● **TASK DETAILS**
Retype the whole listing verbatim and keep the pictures out of it.

● **GIVEN DATA**
━━━━━━━━
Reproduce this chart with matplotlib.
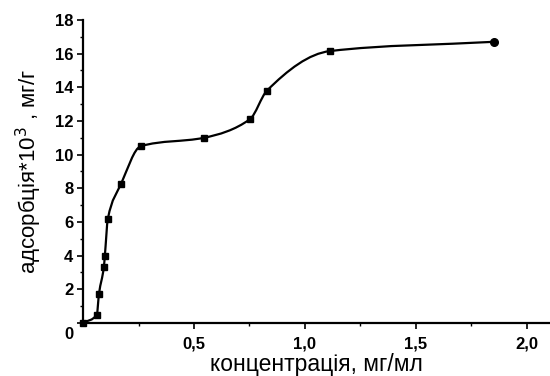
import numpy as np
import matplotlib
matplotlib.use('Agg')
import matplotlib.pyplot as plt
from matplotlib.path import Path
import matplotlib.patches as mpatches
import matplotlib.transforms as mtransforms

plt.rcParams['font.family'] = ['Liberation Sans', 'DejaVu Sans']

# дані ізотерми адсорбції
conc = [0.0, 0.062, 0.072, 0.094, 0.098, 0.112, 0.171, 0.26, 0.545, 0.752, 0.829, 1.113, 1.851]
adsorb = [0.0, 0.5, 1.75, 3.35, 3.95, 6.2, 8.25, 10.5, 11.0, 12.1, 13.8, 16.15, 16.7]

x_ticks = [0.5, 1.0, 1.5, 2.0]
x_labels = ['0,5', '1,0', '1,5', '2,0']
y_ticks = [0, 2, 4, 6, 8, 10, 12, 14, 16, 18]


def pchip_slopes(x, y):
    x = np.asarray(x, float); y = np.asarray(y, float)
    h = np.diff(x); d = np.diff(y) / h
    m = np.zeros_like(x)
    for k in range(1, len(x) - 1):
        if d[k-1] * d[k] <= 0:
            m[k] = 0
        else:
            w1 = 2*h[k] + h[k-1]; w2 = h[k] + 2*h[k-1]
            m[k] = (w1 + w2) / (w1/d[k-1] + w2/d[k])
    m[0] = d[0]; m[-1] = d[-1]
    return m


def smooth_path(x, y):
    # кубічні криві Безьє через точки (монотонний сплайн)
    m = pchip_slopes(x, y)
    verts = [(x[0], y[0])]
    codes = [Path.MOVETO]
    for k in range(len(x) - 1):
        h = x[k+1] - x[k]
        verts += [(x[k] + h/3, y[k] + m[k]*h/3),
                  (x[k+1] - h/3, y[k+1] - m[k+1]*h/3),
                  (x[k+1], y[k+1])]
        codes += [Path.CURVE4] * 3
    return Path(verts, codes)


fig = plt.figure(figsize=(5.5, 3.76), dpi=100)
ax = fig.add_axes([0.151, 0.141, 0.847, 0.806])

ax.add_patch(mpatches.PathPatch(smooth_path(conc, adsorb), fc='none', ec='black', lw=1.6, zorder=3))
ax.plot(conc[:-1], adsorb[:-1], 's', color='black', ms=4.5, zorder=4, clip_on=False)
ax.plot(conc[-1:], adsorb[-1:], 'o', color='black', ms=5.5, zorder=4)

ax.set_xlim(0, 2.1)
ax.set_ylim(0, 18)
ax.set_xticks(x_ticks)
ax.set_xticklabels(x_labels)
ax.set_xticks([0.25, 0.75, 1.25, 1.75], minor=True)
ax.set_yticks(y_ticks)
ax.set_yticks(np.arange(1, 18, 2), minor=True)

for s in ['top', 'right']:
    ax.spines[s].set_visible(False)
for s in ['left', 'bottom']:
    ax.spines[s].set_linewidth(1.6)

ax.tick_params(which='major', direction='out', length=4, width=1.2, labelsize=12)
ax.tick_params(axis='x', which='major', pad=6)
ax.tick_params(axis='y', which='major', pad=3)
ax.tick_params(which='minor', direction='out', length=2.5, width=1)
for t in ax.get_xticklabels() + ax.get_yticklabels():
    t.set_fontweight('bold')

# підпис "0" у початку координат
lbl0 = ax.get_yticklabels()[0]
lbl0.set_transform(lbl0.get_transform() + mtransforms.ScaledTranslation(0, -0.1, fig.dpi_scale_trans))

ax.set_xlabel('концентрація, мг/мл', fontsize=16.5, labelpad=1)
ax.set_ylabel('адсорбція*10$^3$ , мг/г', fontsize=16, labelpad=8)

fig.savefig('out.png', dpi=100)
━━━━━━━━
● **TASK SOLUTION**
Reproduce this chart with matplotlib.
import numpy as np
import matplotlib
matplotlib.use('Agg')
import matplotlib.pyplot as plt
from matplotlib.path import Path
import matplotlib.patches as mpatches
import matplotlib.transforms as mtransforms

plt.rcParams['font.family'] = ['Liberation Sans', 'DejaVu Sans']

# дані ізотерми адсорбції
conc = [0.0, 0.062, 0.072, 0.094, 0.098, 0.112, 0.171, 0.26, 0.545, 0.752, 0.829, 1.113, 1.851]
adsorb = [0.0, 0.5, 1.75, 3.35, 3.95, 6.2, 8.25, 10.5, 11.0, 12.1, 13.8, 16.15, 16.7]

x_ticks = [0.5, 1.0, 1.5, 2.0]
x_labels = ['0,5', '1,0', '1,5', '2,0']
y_ticks = [0, 2, 4, 6, 8, 10, 12, 14, 16, 18]


def pchip_slopes(x, y):
    x = np.asarray(x, float); y = np.asarray(y, float)
    h = np.diff(x); d = np.diff(y) / h
    m = np.zeros_like(x)
    for k in range(1, len(x) - 1):
        if d[k-1] * d[k] <= 0:
            m[k] = 0
        else:
            w1 = 2*h[k] + h[k-1]; w2 = h[k] + 2*h[k-1]
            m[k] = (w1 + w2) / (w1/d[k-1] + w2/d[k])
    m[0] = d[0]; m[-1] = d[-1]
    return m


def smooth_path(x, y):
    # кубічні криві Безьє через точки (монотонний сплайн)
    m = pchip_slopes(x, y)
    verts = [(x[0], y[0])]
    codes = [Path.MOVETO]
    for k in range(len(x) - 1):
        h = x[k+1] - x[k]
        verts += [(x[k] + h/3, y[k] + m[k]*h/3),
                  (x[k+1] - h/3, y[k+1] - m[k+1]*h/3),
                  (x[k+1], y[k+1])]
        codes += [Path.CURVE4] * 3
    return Path(verts, codes)


fig = plt.figure(figsize=(5.5, 3.76), dpi=100)
ax = fig.add_axes([0.151, 0.141, 0.847, 0.806])

ax.add_patch(mpatches.PathPatch(smooth_path(conc, adsorb), fc='none', ec='black', lw=1.6, zorder=3))
ax.plot(conc[:-1], adsorb[:-1], 's', color='black', ms=4.5, zorder=4, clip_on=False)
ax.plot(conc[-1:], adsorb[-1:], 'o', color='black', ms=5.5, zorder=4)

ax.set_xlim(0, 2.1)
ax.set_ylim(0, 18)
ax.set_xticks(x_ticks)
ax.set_xticklabels(x_labels)
ax.set_xticks([0.25, 0.75, 1.25, 1.75], minor=True)
ax.set_yticks(y_ticks)
ax.set_yticks(np.arange(1, 18, 2), minor=True)

for s in ['top', 'right']:
    ax.spines[s].set_visible(False)
for s in ['left', 'bottom']:
    ax.spines[s].set_linewidth(1.6)

ax.tick_params(which='major', direction='out', length=4, width=1.2, labelsize=12)
ax.tick_params(axis='x', which='major', pad=6)
ax.tick_params(axis='y', which='major', pad=3)
ax.tick_params(which='minor', direction='out', length=2.5, width=1)
for t in ax.get_xticklabels() + ax.get_yticklabels():
    t.set_fontweight('bold')

# підпис "0" у початку координат
lbl0 = ax.get_yticklabels()[0]
lbl0.set_transform(lbl0.get_transform() + mtransforms.ScaledTranslation(0, -0.1, fig.dpi_scale_trans))

ax.set_xlabel('концентрація, мг/мл', fontsize=16.5, labelpad=1)
ax.set_ylabel('адсорбція*10$^3$ , мг/г', fontsize=16, labelpad=8)

fig.savefig('out.png', dpi=100)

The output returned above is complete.